昭和32年は、1月 宗谷が南極に接岸、2月 岸内閣成立、9月 日教組が「勤評反対!」の闘争を(キンピョウハンタイ!といって授業が自習になった記憶があります)、10月 ソ連の人工衛星打ち上げ成功の年であり、四日市では、9月14日から1週間、市制60周年記念行事が行われ、大協石油が浜町の東洋紡績跡地に竣工した年でありました。
漫画界では、水木しげるが、紙芝居作家から漫画家へ転身、はじめて兎月書房から『ロケットマン』を出しました。東京に第2の月が現われ、宇宙生物に乗っ取られた博士が怪獣に変身、最後は水爆で葬られるというSF活劇でした。
貸本業界では「母恋もの」が流行っていたが、牧美也子は巧みなストーリー展開とデッサン力のすぐれた作品で登場しました。雑誌「少女」12月号には『白いバレエ靴』でデビューしている。
まんだらけオークションより「母恋ワルツ」の一部を見ることができます
東光堂/牧美也子「母恋ワルツ」 (mandarake.co.jp)
京都精華大学国際漫画研究センターのホームページより
牧 美也子 | 原画’プロジェクト | 京都精華大学国際マンガ研究センター (imrc.jp)
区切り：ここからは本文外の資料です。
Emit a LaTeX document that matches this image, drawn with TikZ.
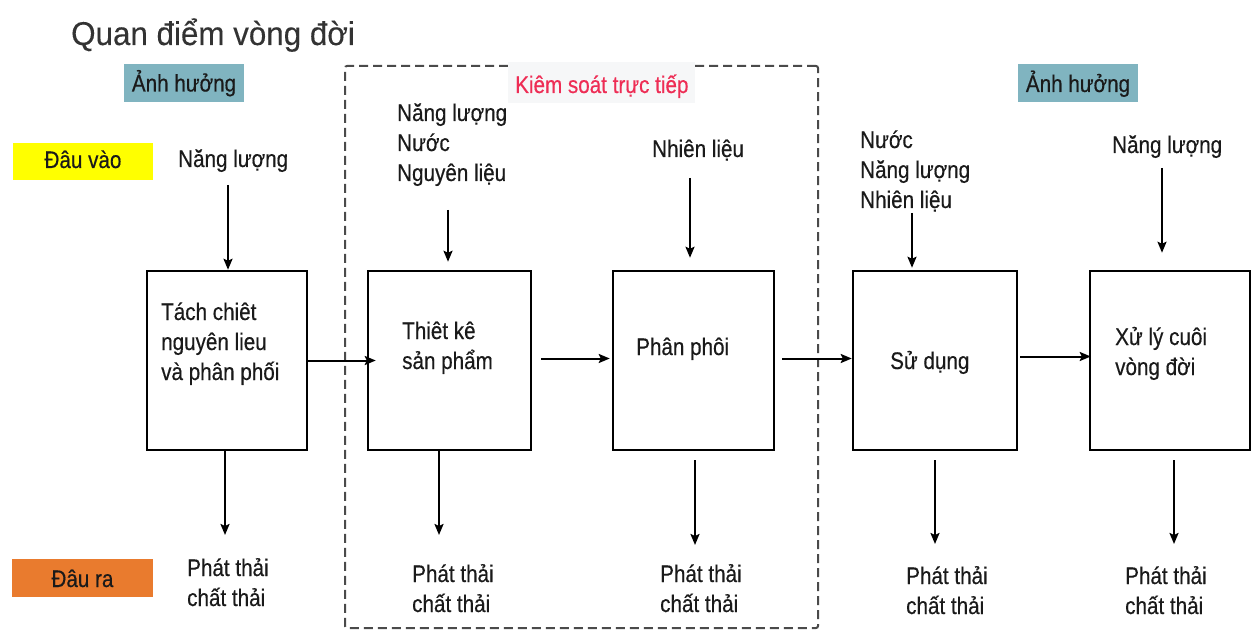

『赤胴鈴之助』は福井栄一(急死)から、武内つなよしが引き継いだ。必殺技“真空切り”を登場させた熱血武道漫画です。GHQの統制で禁止されていたチャンバラものが昭和26年の対日講和条約で解禁され、『赤胴鈴之助』もラジオ、映画、テレビで大ヒットしました。
水木しげると同じ、紙芝居作家から転身した白土三平も、巴出版から『こがらし剣士』でデビューを果たしています。のちの白土三平とは全く違った画風である。
貸本漫画界で“戦記物”が流行、ヒモトタロウは戦争のカッコよさをマンガで表現した。
これに対し水木しげるは後に、自分の戦争体験から『総員玉砕せよ!』などを発表し、戦争の悲惨さを訴えた。
昭和10年頃、日本製ミッキーマウスが次々と現れたが、トモブック社から「ディズニーブック」として『謎の河』が出版されている。
山川惣治は、戦前紙芝居で人気だった『少年王者』を絵物語バージョンで出版、ジャングルの孤児だった少年が“王者”と成長する物語で、当時の少年たちを勇気づけ熱狂させた。
(戦後一時期、当店の裏角に“白揚書房”があり、店内左奥の棚に並んでいた山川惣治の“ジャングルもの”を見て、絵の細かさと文字の多さに、これはムツカシイ!と感じたことがありました。)